「もうすぐ」よりも「今」を大切に

私のお気に入りの言葉に、「大げさな表現は控え目な表現よりも何百万倍もわるい」があります。この言葉のプロジェクトマネジメント版は、「『今』というのは『もうすぐ』よりも何百万倍もよく、『後で』よりも、何億倍もよい」となるでしょう。

ソフトウェア開発業界にいる人なら、「バイパーウェア」という言葉を聞いたことがあるはずです。バイパーウェアとは、延々と語られてはいるけれども、実際には一度も実現されたことのないソフトウェアのことです。私たちはソフトウェアの開発計画を立案できます。そして、そのソフトウェアが実現する機能について議論できます。しかし、さわって、動かして、やりとりできる現物のソフトウェアの方が、要件を完全に記述したワードのドキュメントよりも何百万倍もすぐれています。

これはソフトウェアのコードを「今」すぐに書くことを意味しています。あなたが作ったプロトタイプは、今すぐにユーザビリティに関するフィードバックを与えてくれます。パフォーマンスを心配しているのですか?

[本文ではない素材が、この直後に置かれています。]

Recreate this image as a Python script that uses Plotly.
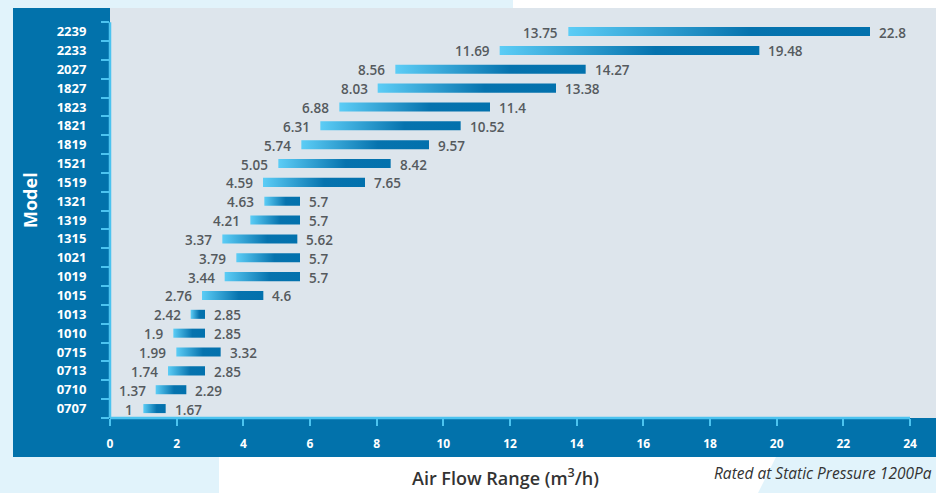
import plotly.graph_objects as go

models = ["0707", "0710", "0713", "0715", "1010", "1013", "1015", "1019", "1021",
          "1315", "1319", "1321", "1519", "1521", "1819", "1821", "1823", "1827",
          "2027", "2233", "2239"]
low = [1, 1.37, 1.74, 1.99, 1.9, 2.42, 2.76, 3.44, 3.79, 3.37, 4.21, 4.63, 4.59,
       5.05, 5.74, 6.31, 6.88, 8.03, 8.56, 11.69, 13.75]
high = [1.67, 2.29, 2.85, 3.32, 2.85, 2.85, 4.6, 5.7, 5.7, 5.62, 5.7, 5.7, 7.65,
        8.42, 9.57, 10.52, 11.4, 13.38, 14.27, 19.48, 22.8]
x_ticks = list(range(0, 25, 2))

W, H = 936, 493
L, R, T, B = 110, 0, 8, 75
PW, PH = W - L - R, H - T - B

FRAME = "#0272ab"
PLOTBG = "#dde5ec"
CYAN = "#4cc3ef"
LIGHTBG = "#e1f3fb"
LABEL = "#555a5e"
FONT = "Open Sans"
HALF = 0.24


def px(x):
    return (x - L) / PW


def py(y):
    return (H - B - y) / PH


fig = go.Figure()

for i, (lo, hi) in enumerate(zip(low, high)):
    fig.add_trace(go.Scatter(
        x=[lo, hi, hi, lo, lo],
        y=[i - HALF, i - HALF, i + HALF, i + HALF, i - HALF],
        mode="lines", fill="toself", line=dict(width=0),
        fillgradient=dict(type="horizontal",
                          colorscale=[[0, "#5ccdf6"], [0.6, "#0673ae"], [1, "#0271ad"]]),
        hoverinfo="skip", showlegend=False))

annotations = []
for i, (lo, hi) in enumerate(zip(low, high)):
    annotations.append(dict(x=lo, y=i, xref="x", yref="y", text=f"{lo:g}",
                            xanchor="right", yanchor="middle", xshift=-8, yshift=-1,
                            showarrow=False,
                            font=dict(family=FONT, size=13.5, color=LABEL, weight=600)))
    annotations.append(dict(x=hi, y=i, xref="x", yref="y", text=f"{hi:g}",
                            xanchor="left", yanchor="middle", xshift=7, yshift=-1,
                            showarrow=False,
                            font=dict(family=FONT, size=13.5, color=LABEL, weight=600)))

annotations.append(dict(x=px(30), y=py(200), xref="paper", yref="paper", text="Model",
                        textangle=-90, showarrow=False, xanchor="center", yanchor="middle",
                        font=dict(family=FONT, size=18, color="white", weight=700)))
annotations.append(dict(x=px(505), y=py(477), xref="paper", yref="paper",
                        text="Air Flow Range (m<sup>3</sup>/h)", showarrow=False,
                        xanchor="center", yanchor="middle",
                        font=dict(family=FONT, size=18, color="#333333", weight=600)))
annotations.append(dict(x=px(712), y=py(473), xref="paper", yref="paper",
                        text="<i>Rated at Static Pressure 1200Pa</i>", showarrow=False,
                        xanchor="left", yanchor="middle",
                        font=dict(family=FONT, size=15.5, color="#333333")))

shapes = [
    # light background pieces
    dict(type="rect", xref="paper", yref="paper", x0=px(0), x1=px(513), y0=py(0), y1=py(8),
         fillcolor=LIGHTBG, line_width=0, layer="below"),
    dict(type="rect", xref="paper", yref="paper", x0=px(0), x1=px(13), y0=py(0), y1=py(493),
         fillcolor=LIGHTBG, line_width=0, layer="below"),
    dict(type="rect", xref="paper", yref="paper", x0=px(0), x1=px(219), y0=py(457), y1=py(493),
         fillcolor=LIGHTBG, line_width=0, layer="below"),
    dict(type="path", xref="paper", yref="paper",
         path=f"M {px(776)},{py(457)} L {px(936)},{py(457)} L {px(936)},{py(493)} L {px(758)},{py(493)} Z",
         fillcolor=LIGHTBG, line_width=0, layer="below"),
    # blue frame
    dict(type="rect", xref="paper", yref="paper", x0=px(13), x1=px(110), y0=py(8), y1=py(457),
         fillcolor=FRAME, line_width=0, layer="below"),
    dict(type="rect", xref="paper", yref="paper", x0=px(13), x1=px(936), y0=py(418), y1=py(457),
         fillcolor=FRAME, line_width=0, layer="below"),
    # axis lines
    dict(type="line", xref="x", yref="paper", x0=0, x1=24, y0=0, y1=0,
         line=dict(color=CYAN, width=2.5), layer="above"),
    dict(type="line", xref="paper", yref="y", x0=0, x1=0, y0=-0.5, y1=len(models) - 0.5,
         line=dict(color=CYAN, width=2.5), layer="above"),
]

fig.update_layout(
    width=W, height=H,
    margin=dict(l=L, r=R, t=T, b=B, pad=0),
    paper_bgcolor="white", plot_bgcolor=PLOTBG,
    showlegend=False,
    annotations=annotations, shapes=shapes,
    xaxis=dict(range=[0, PW / 800 * 24], tickvals=x_ticks, ticktext=[str(v) for v in x_ticks],
               showgrid=False, zeroline=False, showline=False,
               ticks="outside", ticklen=7, tickwidth=2, tickcolor=CYAN,
               ticklabelstandoff=8,
               tickfont=dict(family=FONT, size=12, color="white", weight=700)),
    yaxis=dict(range=[-0.5, 21.25], tickvals=list(range(len(models))), ticktext=models,
               showgrid=False, zeroline=False, showline=False,
               ticks="outside", ticklen=0, ticklabelstandoff=20,
               minor=dict(tickvals=[i - 0.5 for i in range(len(models) + 1)],
                          ticks="outside", ticklen=8, tickwidth=2, tickcolor=CYAN,
                          showgrid=False),
               tickfont=dict(family=FONT, size=13, color="white", weight=700)),
)

fig.write_html("out.html", config={"displayModeBar": False},
               post_script="document.body.style.margin='0';document.body.style.overflow='hidden';")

動くソフトウェアなしに、どうやってパフォーマンスを最適化するのでしょうか?

アジャイルソフトウェア開発はすばやいイテレーションに注力することで、「もうすぐ」よりも「今」を大切にしています。たいていの場合、イテレーションはわずか1 ~ 2 週間です。つまり、できるだけすばやくコードを書いてユーザーに届けるのです。もしユーザーが気に入れば、あなたの勝利です。それ以上に重要なことは、もしユーザーが気に入らなくても、早く失敗できるということです。

早く成功することは遅く成功するよりも百倍よいことにすぎませんが、早く失敗することは遅く失敗するよりも百万倍もよいことなのです。遅く失敗するよりも早く失敗した方が、ソフトウェアを見直して、再調整し、書き直すための時間が与えられます。出荷の1 週間前に問題が見つかると、もう出荷停止にせざるを得ないでしょう。しかし、初期の段階で失敗したとしても、実際にソフトウェアが動き始める頃には、もうだれもそのことを覚えていないのです。

たとえ新機能を追加しても、使っているプログラミング言語やフレームワークのせいですぐには公開できないのであれば、あなたが使っているツールには問題があります。コードをコンパイルするのに数秒、数分といったオーダーではなく数時間もかかるのであれば、早期に頻繁にビルドすることはできないでしょう。ソフトウェア開発にこうした不備な点があると、あなたは競争上明らかに不利になります。あなたが毎日使っている有名なWeb サイトの多くは、30 分足らずで新機能を公開できるのです。

アジャイル開発者は、ソフトウェアをすばやく作ることで得た品質のおかげで、業界をリードしています。彼らは自分たちのコードを絶えずテストしています。ソフトウェア開発ライフサイクルの最後になってから、ユニットテストやインテグレーションテストを書いているのでしょうか?

いいえ、そんなことはありません。彼らは「今」テストを書いているのです。テストファーストやテスト駆動開発というのは、ソフトウェア開発のトップ企業の「慣習」です。テストは重要です。今すぐやるくらいに重要なのです。

ソフトウェアプロジェクトの成功に計画は必要不可欠ではない、というわけではありません。最新のソフトウェアプラクティスやユーザーの期待に基づいて、計画を立案しましょう。ソフトウェアが簡単に、自由に、即座にできるようになったこの時代に、手書きしたコードを細心の注意を払ってパンチカードに転記して、それを靴箱に入れてシステム管理者のもとに運んでいた時代の方法論はもはや通用しません。私たちは今の時代にいるのです。それに合わせてプロセスもうまく調整しなくてはなりません。